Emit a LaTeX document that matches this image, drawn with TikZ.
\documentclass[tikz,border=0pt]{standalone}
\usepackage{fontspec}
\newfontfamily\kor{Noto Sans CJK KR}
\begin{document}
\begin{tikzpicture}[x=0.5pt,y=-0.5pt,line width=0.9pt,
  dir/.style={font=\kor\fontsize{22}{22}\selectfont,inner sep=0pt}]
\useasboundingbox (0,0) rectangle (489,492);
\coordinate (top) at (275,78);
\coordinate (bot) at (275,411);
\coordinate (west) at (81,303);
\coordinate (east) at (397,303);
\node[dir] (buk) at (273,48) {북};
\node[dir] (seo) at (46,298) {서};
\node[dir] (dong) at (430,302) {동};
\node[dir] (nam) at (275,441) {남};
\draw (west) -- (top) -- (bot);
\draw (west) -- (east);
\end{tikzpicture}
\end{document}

——————

▶ Direction: Every line of the material must be returned exactly as it appears.

▶ Completed task:
Emit a LaTeX document that matches this image, drawn with TikZ.
\documentclass[tikz,border=0pt]{standalone}
\usepackage{fontspec}
\newfontfamily\kor{Noto Sans CJK KR}
\begin{document}
\begin{tikzpicture}[x=0.5pt,y=-0.5pt,line width=0.9pt,
  dir/.style={font=\kor\fontsize{22}{22}\selectfont,inner sep=0pt}]
\useasboundingbox (0,0) rectangle (489,492);
\coordinate (top) at (275,78);
\coordinate (bot) at (275,411);
\coordinate (west) at (81,303);
\coordinate (east) at (397,303);
\node[dir] (buk) at (273,48) {북};
\node[dir] (seo) at (46,298) {서};
\node[dir] (dong) at (430,302) {동};
\node[dir] (nam) at (275,441) {남};
\draw (west) -- (top) -- (bot);
\draw (west) -- (east);
\end{tikzpicture}
\end{document}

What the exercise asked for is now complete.